#### Stated exercise
Copy out every line exactly, passing over the pictures.

-- start Supplied data --

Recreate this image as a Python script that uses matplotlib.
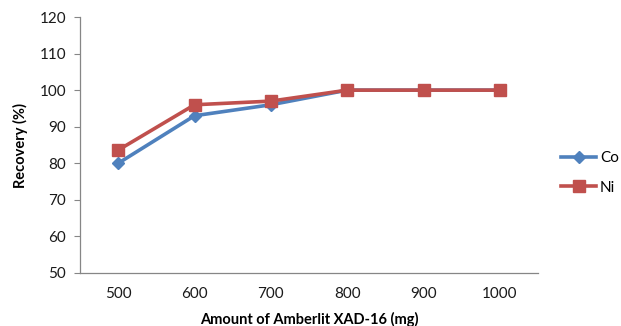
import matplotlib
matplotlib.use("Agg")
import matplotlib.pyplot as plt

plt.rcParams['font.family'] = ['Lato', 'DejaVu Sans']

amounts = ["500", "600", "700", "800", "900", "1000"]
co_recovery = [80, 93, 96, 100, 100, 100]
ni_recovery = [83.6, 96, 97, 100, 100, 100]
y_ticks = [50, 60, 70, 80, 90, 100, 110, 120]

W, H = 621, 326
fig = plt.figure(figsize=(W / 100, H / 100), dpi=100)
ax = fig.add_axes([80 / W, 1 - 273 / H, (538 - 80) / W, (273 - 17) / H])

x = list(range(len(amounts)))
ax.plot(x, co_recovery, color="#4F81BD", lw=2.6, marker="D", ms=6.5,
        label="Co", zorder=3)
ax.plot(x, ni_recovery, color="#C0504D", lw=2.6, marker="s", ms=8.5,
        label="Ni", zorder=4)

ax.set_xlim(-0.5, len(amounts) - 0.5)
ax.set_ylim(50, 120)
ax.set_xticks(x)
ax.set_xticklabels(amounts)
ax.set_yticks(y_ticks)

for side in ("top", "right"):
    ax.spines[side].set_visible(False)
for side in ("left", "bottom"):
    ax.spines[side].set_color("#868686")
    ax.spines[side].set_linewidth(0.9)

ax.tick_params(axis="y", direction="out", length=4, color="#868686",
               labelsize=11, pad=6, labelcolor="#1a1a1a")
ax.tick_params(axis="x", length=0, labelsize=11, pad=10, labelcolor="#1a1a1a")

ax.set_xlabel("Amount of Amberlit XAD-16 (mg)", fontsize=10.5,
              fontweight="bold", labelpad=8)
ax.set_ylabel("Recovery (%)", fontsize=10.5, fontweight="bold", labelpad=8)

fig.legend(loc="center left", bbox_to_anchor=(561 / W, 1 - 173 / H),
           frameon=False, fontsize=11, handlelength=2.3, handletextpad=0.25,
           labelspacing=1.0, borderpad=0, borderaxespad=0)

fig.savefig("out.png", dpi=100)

-- end Supplied data --

#### Exercise solution
Recreate this image as a Python script that uses matplotlib.
import matplotlib
matplotlib.use("Agg")
import matplotlib.pyplot as plt

plt.rcParams['font.family'] = ['Lato', 'DejaVu Sans']

amounts = ["500", "600", "700", "800", "900", "1000"]
co_recovery = [80, 93, 96, 100, 100, 100]
ni_recovery = [83.6, 96, 97, 100, 100, 100]
y_ticks = [50, 60, 70, 80, 90, 100, 110, 120]

W, H = 621, 326
fig = plt.figure(figsize=(W / 100, H / 100), dpi=100)
ax = fig.add_axes([80 / W, 1 - 273 / H, (538 - 80) / W, (273 - 17) / H])

x = list(range(len(amounts)))
ax.plot(x, co_recovery, color="#4F81BD", lw=2.6, marker="D", ms=6.5,
        label="Co", zorder=3)
ax.plot(x, ni_recovery, color="#C0504D", lw=2.6, marker="s", ms=8.5,
        label="Ni", zorder=4)

ax.set_xlim(-0.5, len(amounts) - 0.5)
ax.set_ylim(50, 120)
ax.set_xticks(x)
ax.set_xticklabels(amounts)
ax.set_yticks(y_ticks)

for side in ("top", "right"):
    ax.spines[side].set_visible(False)
for side in ("left", "bottom"):
    ax.spines[side].set_color("#868686")
    ax.spines[side].set_linewidth(0.9)

ax.tick_params(axis="y", direction="out", length=4, color="#868686",
               labelsize=11, pad=6, labelcolor="#1a1a1a")
ax.tick_params(axis="x", length=0, labelsize=11, pad=10, labelcolor="#1a1a1a")

ax.set_xlabel("Amount of Amberlit XAD-16 (mg)", fontsize=10.5,
              fontweight="bold", labelpad=8)
ax.set_ylabel("Recovery (%)", fontsize=10.5, fontweight="bold", labelpad=8)

fig.legend(loc="center left", bbox_to_anchor=(561 / W, 1 - 173 / H),
           frameon=False, fontsize=11, handlelength=2.3, handletextpad=0.25,
           labelspacing=1.0, borderpad=0, borderaxespad=0)

fig.savefig("out.png", dpi=100)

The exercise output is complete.